**PROVIDED MATERIAL**.
..........
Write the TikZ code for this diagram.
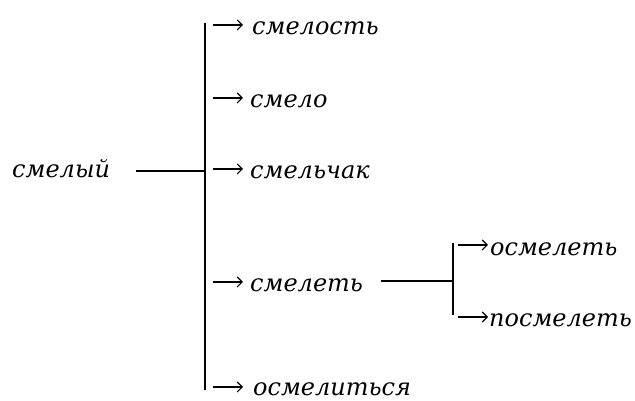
\documentclass[tikz,border=0pt]{standalone}
\usepackage{fontspec}
\setmainfont{DejaVu Serif}
\usetikzlibrary{arrows.meta}
\begin{document}
\begin{tikzpicture}[x=1pt,y=1pt,
  word/.style={inner sep=0pt,anchor=base west,font=\itshape\fontsize{24}{25}\selectfont},
  bar/.style={line width=1.6pt},
  arr/.style={line width=1.1pt,-{Straight Barb[length=5pt,width=10pt,line width=1.1pt]}}]
\useasboundingbox (0,0) rectangle (635,401);
% words
\node[word] (w0) at (12,223) {смелый};
\node[word] (t1) at (252,366) {смелость};
\node[word] (t2) at (250,293) {смело};
\node[word] (t3) at (250,222) {смельчак};
\node[word] (t4) at (250,109) {смелеть};
\node[word] (t5) at (253,5) {осмелиться};
\node[word] (t6) at (490,145) {осмелеть};
\node[word] (t7) at (489,74) {посмелеть};
% main bar
\coordinate (btop) at (205,378);
\coordinate (bbot) at (205,11);
\coordinate (bj) at (205,230);
\draw[bar] (btop) -- (bbot);
\draw[bar,shorten <=26pt] (w0.east |- bj) -- (bj);
% arrows from main bar
\coordinate (a1) at (213,376);
\coordinate (a2) at (213,303);
\coordinate (a3) at (213,232);
\coordinate (a4) at (213,119);
\coordinate (a5) at (213,14);
\draw[arr,shorten >=9pt] (a1) -- (a1 -| t1.west);
\draw[arr,shorten >=7pt] (a2) -- (a2 -| t2.west);
\draw[arr,shorten >=7pt] (a3) -- (a3 -| t3.west);
\draw[arr,shorten >=7pt] (a4) -- (a4 -| t4.west);
\draw[arr,shorten >=10pt] (a5) -- (a5 -| t5.west);
% second bar
\coordinate (ctop) at (453,158);
\coordinate (cbot) at (453,86);
\coordinate (cj) at (453,120);
\draw[bar] (ctop) -- (cbot);
\draw[bar,shorten <=18pt] (t4.east |- cj) -- (cj);
\coordinate (a6) at (458,156);
\coordinate (a7) at (458,84);
\draw[arr,shorten >=2pt] (a6) -- (a6 -| t6.west);
\draw[arr,shorten >=1pt] (a7) -- (a7 -| t7.west);
\end{tikzpicture}
\end{document}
..........
**SHORT EXERCISE**. Reproduce each line exactly, please, except for any pictures.

**TASK RESULT**.
Write the TikZ code for this diagram.
\documentclass[tikz,border=0pt]{standalone}
\usepackage{fontspec}
\setmainfont{DejaVu Serif}
\usetikzlibrary{arrows.meta}
\begin{document}
\begin{tikzpicture}[x=1pt,y=1pt,
  word/.style={inner sep=0pt,anchor=base west,font=\itshape\fontsize{24}{25}\selectfont},
  bar/.style={line width=1.6pt},
  arr/.style={line width=1.1pt,-{Straight Barb[length=5pt,width=10pt,line width=1.1pt]}}]
\useasboundingbox (0,0) rectangle (635,401);
% words
\node[word] (w0) at (12,223) {смелый};
\node[word] (t1) at (252,366) {смелость};
\node[word] (t2) at (250,293) {смело};
\node[word] (t3) at (250,222) {смельчак};
\node[word] (t4) at (250,109) {смелеть};
\node[word] (t5) at (253,5) {осмелиться};
\node[word] (t6) at (490,145) {осмелеть};
\node[word] (t7) at (489,74) {посмелеть};
% main bar
\coordinate (btop) at (205,378);
\coordinate (bbot) at (205,11);
\coordinate (bj) at (205,230);
\draw[bar] (btop) -- (bbot);
\draw[bar,shorten <=26pt] (w0.east |- bj) -- (bj);
% arrows from main bar
\coordinate (a1) at (213,376);
\coordinate (a2) at (213,303);
\coordinate (a3) at (213,232);
\coordinate (a4) at (213,119);
\coordinate (a5) at (213,14);
\draw[arr,shorten >=9pt] (a1) -- (a1 -| t1.west);
\draw[arr,shorten >=7pt] (a2) -- (a2 -| t2.west);
\draw[arr,shorten >=7pt] (a3) -- (a3 -| t3.west);
\draw[arr,shorten >=7pt] (a4) -- (a4 -| t4.west);
\draw[arr,shorten >=10pt] (a5) -- (a5 -| t5.west);
% second bar
\coordinate (ctop) at (453,158);
\coordinate (cbot) at (453,86);
\coordinate (cj) at (453,120);
\draw[bar] (ctop) -- (cbot);
\draw[bar,shorten <=18pt] (t4.east |- cj) -- (cj);
\coordinate (a6) at (458,156);
\coordinate (a7) at (458,84);
\draw[arr,shorten >=2pt] (a6) -- (a6 -| t6.west);
\draw[arr,shorten >=1pt] (a7) -- (a7 -| t7.west);
\end{tikzpicture}
\end{document}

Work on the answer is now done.